Record Fuse Use-Case

June 23rd, 2012

Use Case. Given a set of records (e.g., bibtex, specimen records, etc.), possibly harvested from different sites, is to be “cleaned”, using both automatic methods and expert curation. Specifically, duplicates should be detected automatically, whenever possible. For these duplicates, the user would like to see a “fused” record that combines all the information obtained from the different “duplicates”. All or some of the automatically fused records shall be reviewed by suitable experts who can accept or override (edit) the automatic record fusion. The resulting records (automatically or semi-automatically fused) are (i) to be archived as the new, “cleaned” version of the collections, and (ii) the updates found (either automatically or semi-automatically) are to be propagated back to the sources.

Possible Implementation (Overview). The following dataflow pipeline can be used to implement the use case:

-> [DuDe]
-> [Fuse]
-> [Assign]
-> [Dispatch]
-> [PushUnique,PullCurated]
-> [Archive]
-> [PropagateUpdates]

1. The input data collection, i.e., a set of records is collected and streamed out.
[output type =  record* , i.e., a stream of records)

2. A Duplicate-Detection (DuDe) step creates a new keys for each “equivalence class” of records, i.e., which have been found to be “duplicates” (referring to the same real-world entity) of one another.

3. In the Fuse step, the duplicates (identified by their DuDe-key) are fused, i.e., the record fields are unioned. For single-valued attributes with multiple values, a flag is raised. The new fused record leaves a provenance (dependency) trail behind, showing how the fused record came about. After this step, all records are tagged as either unique or duplicate.

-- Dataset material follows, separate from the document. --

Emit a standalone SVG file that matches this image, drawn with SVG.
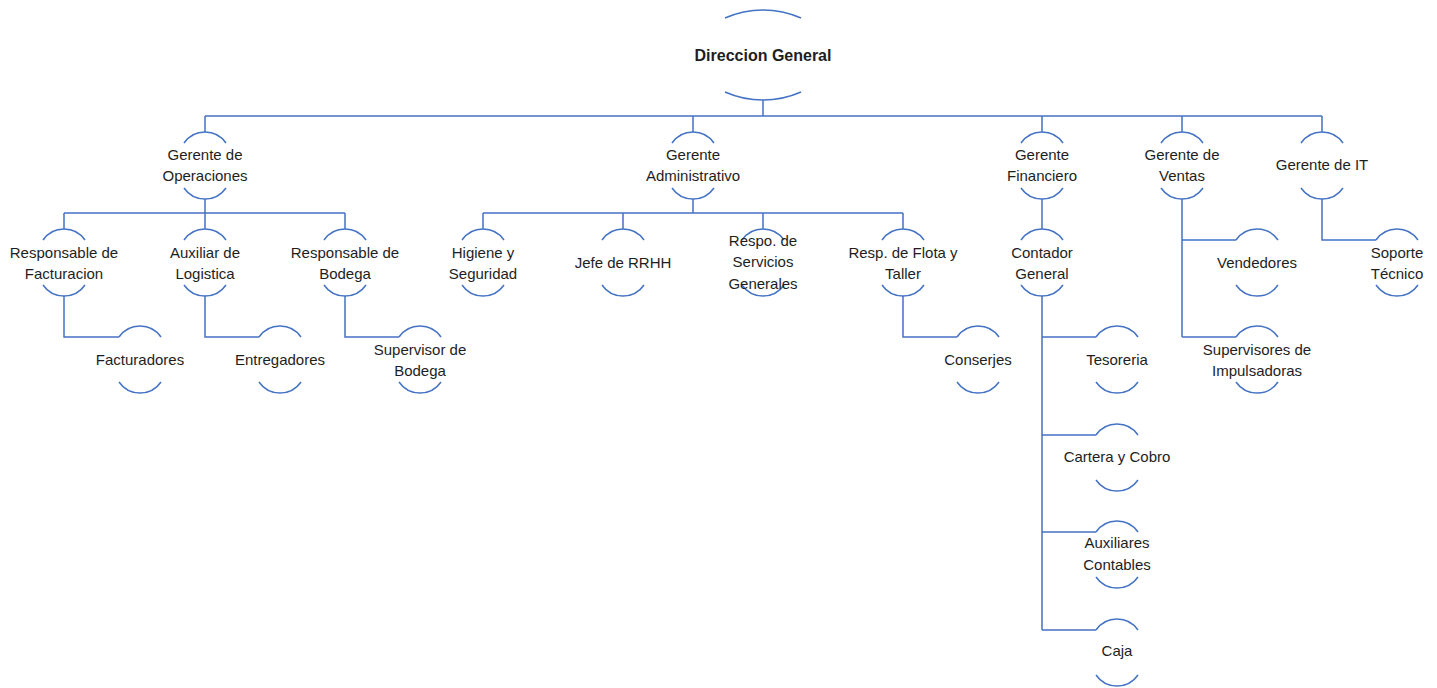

4. For each fused record, together with the duplicates it was derived from, a “work item” is assigned to an expert curator (e.g. by joining the record type with the expertise fields of curators).

5. Work items are dispatched to curators by sending them email with a url to their work item. A curator, upon clicking on the url in the email, can see a form, prefilled with the fused record, and can decide to accept the proposed fusion, or edit it. For each email sent, a handle (future, promise) is passed through immediately.

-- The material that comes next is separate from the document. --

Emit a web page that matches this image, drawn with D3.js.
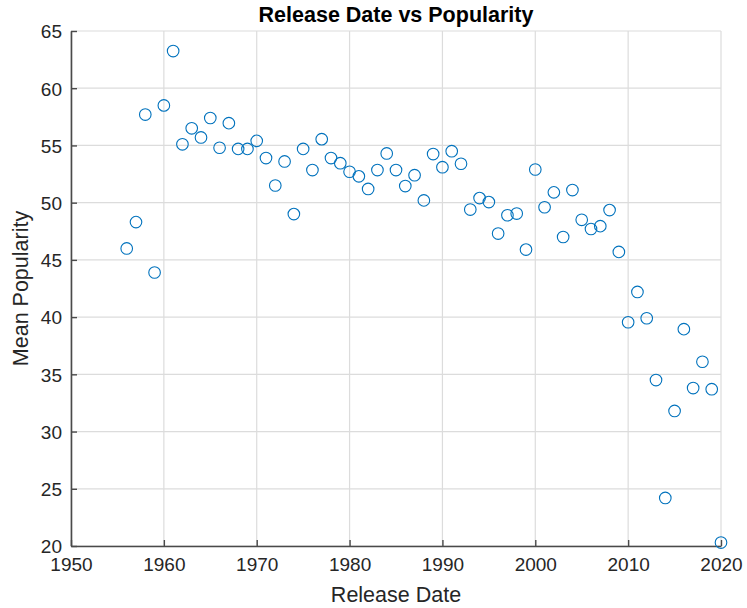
<!DOCTYPE html>
<html>
<head>
<meta charset="utf-8">
<script src="https://cdn.jsdelivr.net/npm/d3@7"></script>
<style>
  html, body { margin: 0; padding: 0; background: #fff; }
  svg { display: block; font-family: "Liberation Sans", Arial, Helvetica, sans-serif; }
</style>
</head>
<body>
<svg id="chart" width="747" height="608"></svg>
<script>
// Mean track popularity per release year
const years = [
  1956, 1957, 1958, 1959, 1960, 1961, 1962, 1963, 1964, 1965,
  1966, 1967, 1968, 1969, 1970, 1971, 1972, 1973, 1974, 1975,
  1976, 1977, 1978, 1979, 1980, 1981, 1982, 1983, 1984, 1985,
  1986, 1987, 1988, 1989, 1990, 1991, 1992, 1993, 1994, 1995,
  1996, 1997, 1998, 1999, 2000, 2001, 2002, 2003, 2004, 2005,
  2006, 2007, 2008, 2009, 2010, 2011, 2012, 2013, 2014, 2015,
  2016, 2017, 2018, 2019, 2020
];
const meanPopularity = [
  46.0, 48.3, 57.7, 43.9, 58.5, 63.25, 55.1, 56.5, 55.7, 57.4,
  54.8, 56.95, 54.7, 54.7, 55.4, 53.9, 51.5, 53.6, 49.0, 54.7,
  52.85, 55.55, 53.9, 53.45, 52.7, 52.3, 51.2, 52.85, 54.3, 52.85,
  51.45, 52.4, 50.2, 54.25, 53.1, 54.5, 53.4, 49.4, 50.4, 50.05,
  47.3, 48.9, 49.05, 45.9, 52.9, 49.6, 50.9, 47.0, 51.1, 48.5,
  47.7, 47.95, 49.35, 45.7, 39.55, 42.2, 39.9, 34.5, 24.2, 31.8,
  38.95, 33.8, 36.1, 33.7, 20.3
];
const xTicks = [1950, 1960, 1970, 1980, 1990, 2000, 2010, 2020];
const yTicks = [20, 25, 30, 35, 40, 45, 50, 55, 60, 65];

const svg = d3.select("#chart");
const margin = { left: 71, right: 26, top: 31, bottom: 62 };
const W = 747, H = 608;
const x = d3.scaleLinear().domain([1950, 2020]).range([margin.left, W - margin.right]);
const y = d3.scaleLinear().domain([20, 65]).range([H - margin.bottom, margin.top]);

const axisColor = "#4a4a4a";
const textColor = "#262626";

// grid
const grid = svg.append("g");
grid.selectAll("line.gx").data(xTicks).join("line")
  .attr("x1", d => x(d)).attr("x2", d => x(d))
  .attr("y1", y(20)).attr("y2", y(65))
  .attr("stroke", "#dcdcdc").attr("stroke-width", 1.2);
grid.selectAll("line.gy").data(yTicks).join("line")
  .attr("y1", d => y(d)).attr("y2", d => y(d))
  .attr("x1", x(1950)).attr("x2", x(2020))
  .attr("stroke", "#dcdcdc").attr("stroke-width", 1.2);

// axes (ticks pointing inward)
const xAxis = svg.append("g")
  .attr("transform", `translate(0,${y(20)})`)
  .call(d3.axisBottom(x).tickValues(xTicks).tickFormat(d3.format("d")).tickSizeInner(-6).tickSizeOuter(0).tickPadding(12));
const yAxis = svg.append("g")
  .attr("transform", `translate(${x(1950)},0)`)
  .call(d3.axisLeft(y).tickValues(yTicks).tickSizeInner(-6).tickSizeOuter(0).tickPadding(9));

[xAxis, yAxis].forEach(g => {
  g.select(".domain").attr("stroke", axisColor).attr("stroke-width", 1.6);
  g.selectAll(".tick line").attr("stroke", axisColor).attr("stroke-width", 1.4);
  g.selectAll(".tick text")
    .attr("fill", textColor)
    .style("font-size", "19px")
    .style("font-family", "'Liberation Sans', Arial, sans-serif");
});
xAxis.selectAll(".tick text").attr("dy", "0.71em");
yAxis.selectAll(".tick text").attr("dy", "0.36em");

// points
svg.append("g").selectAll("circle").data(years).join("circle")
  .attr("cx", (d, i) => x(d))
  .attr("cy", (d, i) => y(meanPopularity[i]))
  .attr("r", 5.8)
  .attr("fill", "none")
  .attr("stroke", "#0072BD")
  .attr("stroke-width", 1.1);

// title and axis labels
svg.append("text")
  .attr("x", (x(1950) + x(2020)) / 2).attr("y", 22)
  .attr("text-anchor", "middle")
  .attr("fill", "#000")
  .style("font-size", "21.5px").style("font-weight", "bold")
  .text("Release Date vs Popularity");

svg.append("text")
  .attr("x", (x(1950) + x(2020)) / 2).attr("y", 602)
  .attr("text-anchor", "middle")
  .attr("fill", textColor)
  .style("font-size", "21.5px")
  .text("Release Date");

svg.append("text")
  .attr("transform", `translate(28,${(y(20) + y(65)) / 2}) rotate(-90)`)
  .attr("text-anchor", "middle")
  .attr("fill", textColor)
  .style("font-size", "21.5px")
  .text("Mean Popularity");
</script>
</body>
</html>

6. The PushUnique/PullCurated (PUPC) actor, pushes all unique records through immediately. Those that were tagged upstream as curated/fused enter a “WaitFor” pool, from which these curated records are pulled once the curator has filled his/her form.

7. The archival step receives unique and curated records and stores them in an archive.

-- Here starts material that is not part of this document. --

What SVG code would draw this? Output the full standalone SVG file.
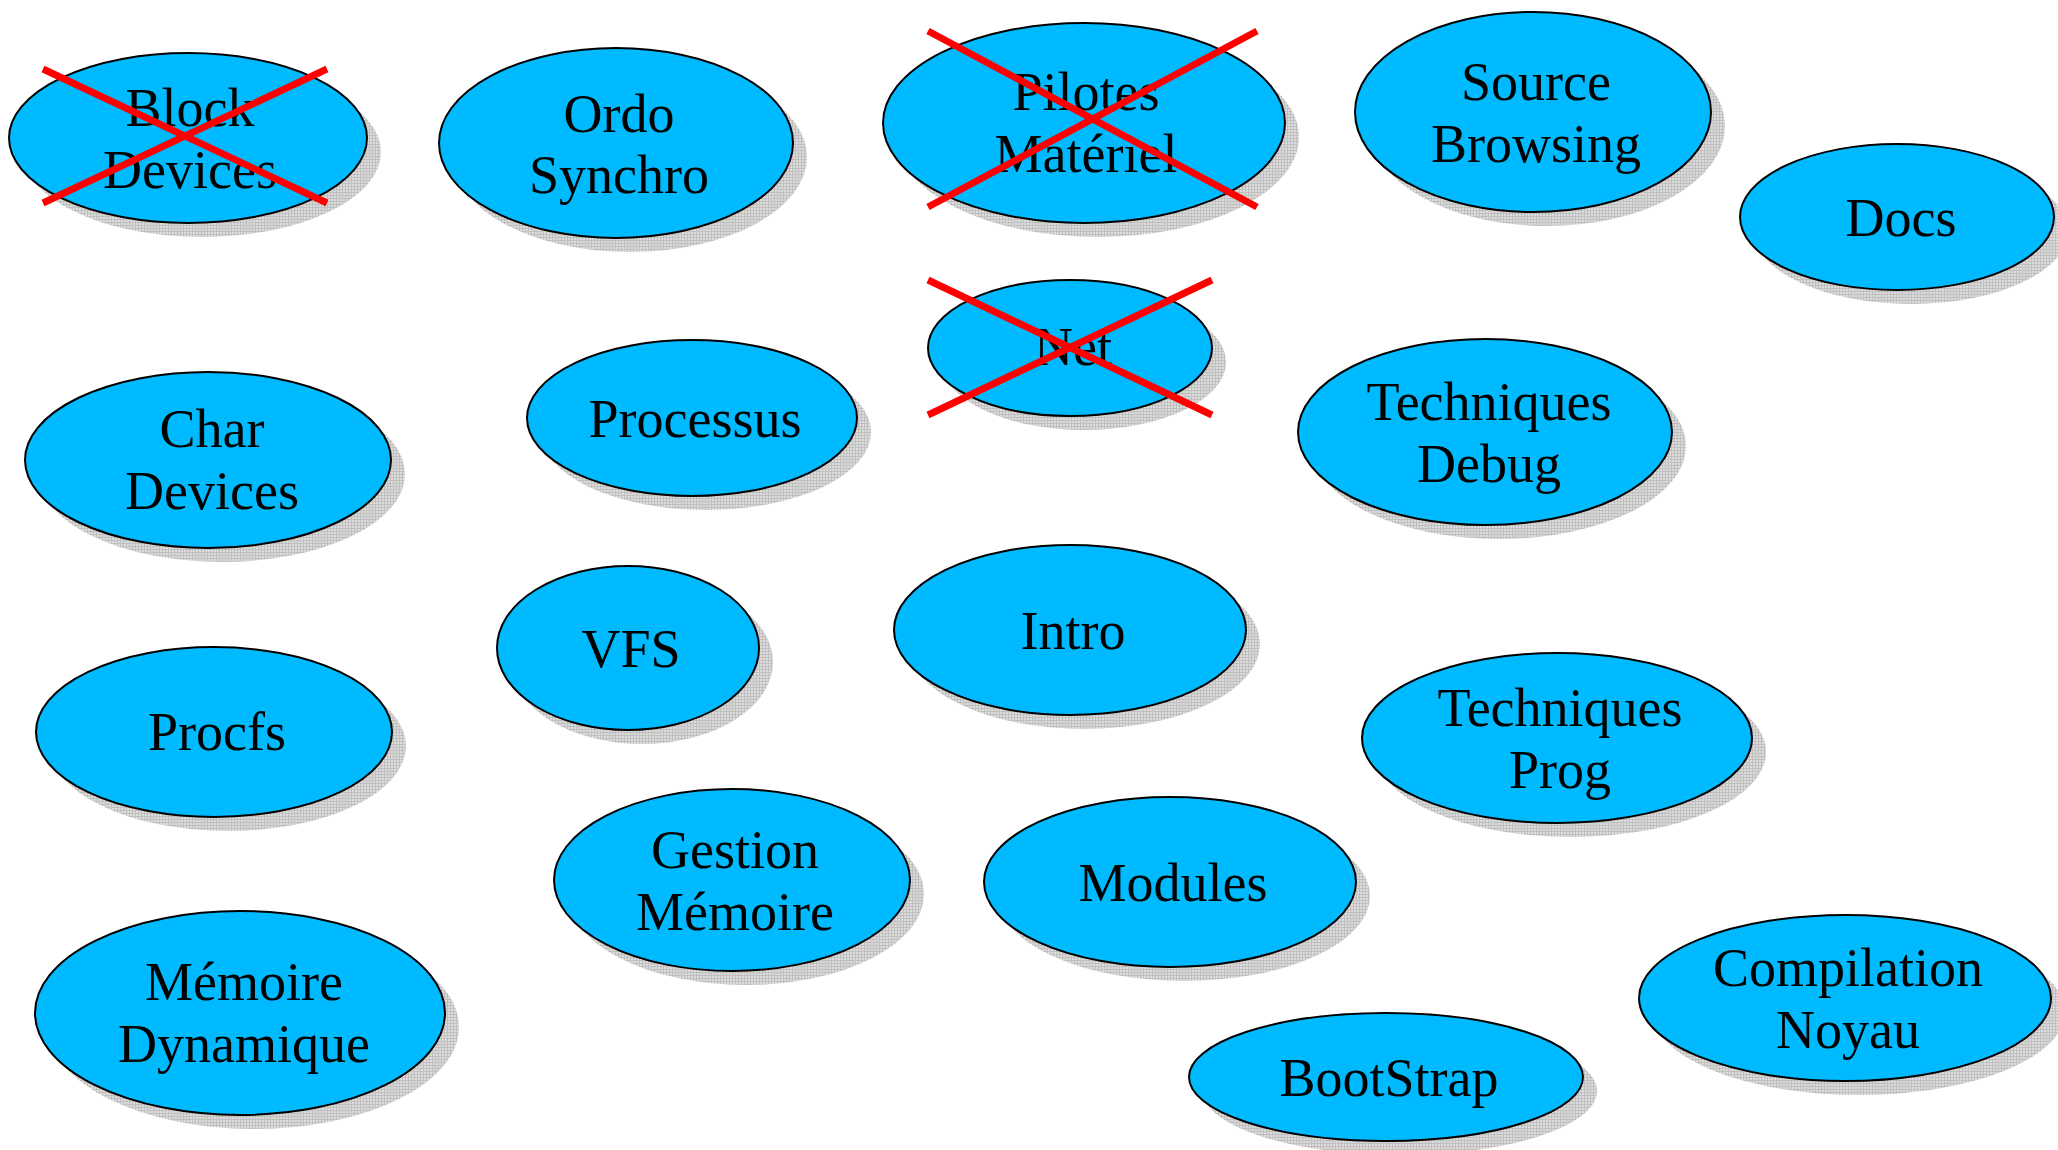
<svg xmlns="http://www.w3.org/2000/svg" width="2058" height="1150" viewBox="0 0 2058 1150">
<style>
.sh{fill:url(#hatch)}
.nd{fill:#00BAFF;stroke:#000;stroke-width:2}
.t{font-family:"Liberation Serif","Times New Roman",serif;font-size:54px;fill:#000;text-anchor:middle}
.x{stroke:#FF0000;stroke-width:7;fill:none}
</style>
<defs>
<pattern id="hatch" width="3" height="3" patternUnits="userSpaceOnUse">
<rect width="3" height="3" fill="#dcdcdc"/>
<rect width="3" height="1" fill="#c0c0c0"/>
<rect width="1" height="3" fill="#c0c0c0"/>
</pattern>
</defs>
<rect width="2058" height="1150" fill="#fff"/>
<g id="block-devices">
<ellipse class="sh" cx="202" cy="152" rx="179" ry="85"/>
<ellipse class="nd" cx="188" cy="138" rx="179" ry="85"/>
<text class="t" x="190" y="126">Block</text>
<text class="t" x="190" y="188">Devices</text>
<line class="x" x1="43" y1="69" x2="327" y2="203"/>
<line class="x" x1="43" y1="203" x2="327" y2="69"/>
</g>
<g id="ordo-synchro">
<ellipse class="sh" cx="630" cy="157" rx="177" ry="95"/>
<ellipse class="nd" cx="616" cy="143" rx="177" ry="95"/>
<text class="t" x="619" y="132">Ordo</text>
<text class="t" x="619" y="193">Synchro</text>
</g>
<g id="pilotes-materiel">
<ellipse class="sh" cx="1098" cy="137" rx="201" ry="100"/>
<ellipse class="nd" cx="1084" cy="123" rx="201" ry="100"/>
<text class="t" x="1086" y="110">Pilotes</text>
<text class="t" x="1086" y="172">Matériel</text>
<line class="x" x1="928" y1="31" x2="1257" y2="207"/>
<line class="x" x1="928" y1="207" x2="1257" y2="31"/>
</g>
<g id="source-browsing">
<ellipse class="sh" cx="1547" cy="126" rx="178" ry="100"/>
<ellipse class="nd" cx="1533" cy="112" rx="178" ry="100"/>
<text class="t" x="1536" y="100">Source</text>
<text class="t" x="1536" y="162">Browsing</text>
</g>
<g id="docs">
<ellipse class="sh" cx="1911" cy="231" rx="157" ry="73"/>
<ellipse class="nd" cx="1897" cy="217" rx="157" ry="73"/>
<text class="t" x="1901" y="236">Docs</text>
</g>
<g id="net">
<ellipse class="sh" cx="1084" cy="362" rx="142" ry="68"/>
<ellipse class="nd" cx="1070" cy="348" rx="142" ry="68"/>
<text class="t" x="1073" y="365">Net</text>
<line class="x" x1="928" y1="280" x2="1212" y2="415"/>
<line class="x" x1="928" y1="415" x2="1212" y2="280"/>
</g>
<g id="char-devices">
<ellipse class="sh" cx="222" cy="474" rx="183" ry="88"/>
<ellipse class="nd" cx="208" cy="460" rx="183" ry="88"/>
<text class="t" x="212" y="447">Char</text>
<text class="t" x="212" y="509">Devices</text>
</g>
<g id="processus">
<ellipse class="sh" cx="706" cy="432" rx="165" ry="78"/>
<ellipse class="nd" cx="692" cy="418" rx="165" ry="78"/>
<text class="t" x="695" y="437">Processus</text>
</g>
<g id="techniques-debug">
<ellipse class="sh" cx="1499" cy="446" rx="187" ry="93"/>
<ellipse class="nd" cx="1485" cy="432" rx="187" ry="93"/>
<text class="t" x="1489" y="420">Techniques</text>
<text class="t" x="1489" y="482">Debug</text>
</g>
<g id="vfs">
<ellipse class="sh" cx="642" cy="662" rx="131" ry="82"/>
<ellipse class="nd" cx="628" cy="648" rx="131" ry="82"/>
<text class="t" x="631" y="667">VFS</text>
</g>
<g id="intro">
<ellipse class="sh" cx="1084" cy="644" rx="176" ry="85"/>
<ellipse class="nd" cx="1070" cy="630" rx="176" ry="85"/>
<text class="t" x="1073" y="649">Intro</text>
</g>
<g id="procfs">
<ellipse class="sh" cx="228" cy="746" rx="178" ry="85"/>
<ellipse class="nd" cx="214" cy="732" rx="178" ry="85"/>
<text class="t" x="217" y="750">Procfs</text>
</g>
<g id="techniques-prog">
<ellipse class="sh" cx="1571" cy="752" rx="195" ry="85"/>
<ellipse class="nd" cx="1557" cy="738" rx="195" ry="85"/>
<text class="t" x="1560" y="726">Techniques</text>
<text class="t" x="1560" y="788">Prog</text>
</g>
<g id="gestion-memoire">
<ellipse class="sh" cx="746" cy="894" rx="178" ry="91"/>
<ellipse class="nd" cx="732" cy="880" rx="178" ry="91"/>
<text class="t" x="735" y="868">Gestion</text>
<text class="t" x="735" y="930">Mémoire</text>
</g>
<g id="modules">
<ellipse class="sh" cx="1184" cy="896" rx="186" ry="85"/>
<ellipse class="nd" cx="1170" cy="882" rx="186" ry="85"/>
<text class="t" x="1173" y="901">Modules</text>
</g>
<g id="memoire-dynamique">
<ellipse class="sh" cx="254" cy="1027" rx="205" ry="102"/>
<ellipse class="nd" cx="240" cy="1013" rx="205" ry="102"/>
<text class="t" x="244" y="1000">Mémoire</text>
<text class="t" x="244" y="1062">Dynamique</text>
</g>
<g id="compilation-noyau">
<ellipse class="sh" cx="1859" cy="1012" rx="206" ry="83"/>
<ellipse class="nd" cx="1845" cy="998" rx="206" ry="83"/>
<text class="t" x="1848" y="986">Compilation</text>
<text class="t" x="1848" y="1048">Noyau</text>
</g>
<g id="bootstrap">
<ellipse class="sh" cx="1400" cy="1091" rx="197" ry="64"/>
<ellipse class="nd" cx="1386" cy="1077" rx="197" ry="64"/>
<text class="t" x="1389" y="1096">BootStrap</text>
</g>
<g id="connectors"></g>
</svg>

8. The updates made by the system and/or curators are propagated back to the sources, increasing not just the quality of the workflow result stream, but also the input streams themselves.

Early Prototype. We have implemented an early prototype that encompasses roughly (1), (2), (3), (7). The following figure shows the workflow prototype, data collection and dependency history.
1. The CollectionComposer actor imports original input data collection (here a fixed number, seven, of BibTex records).
2. The BibTexRecChunker actor identifies the duplicates. It creates a partition of the collection, i.e., inserts groups (subcollections) of “equivalent” records (in the sense that they have been identified as referring to the same real-world object). In the prototype, we simply assume that records have a key, indicating that the belong to the same class.  After BibTexRecChunker actor, you see that four subcollections have been created: two of them are singleton, i.e., already contain unique records; two other subcollections have two and three members, respectively. The latter indicates that those 2 (or 3) records are to be fused subsequently.
3. The BibTexRecFuse actor creates a fused record from the duplicates, and inserts the fused record in the result. The records being fused are tagged as deleted at the same time. The data dependency clearly shows that BibTexRecFuse actor works on two duplicate sets and each newly created record is fused from and therefore depends on the corresponding duplicate records.  Note how the final structure has two fused records (right-most) and two records that already were unique, while deleting the five non-unique records (which had been fused 2->1 and 3->1, respectively).
4. The CollectionDisplay actor displays the workflow trace, including the complete data structure of the result.
Note: There are a number of variations for modeling the collection structure, invocations, etc.
For example, we currently capture dependencies at the level of keys, not individual slots (but this would be easy).
Similarly, just like the last stage has two invocations of BibTexRecFuse, we could model BibTexRecChunker as being invoked once for each partition (subcollection), so here four times.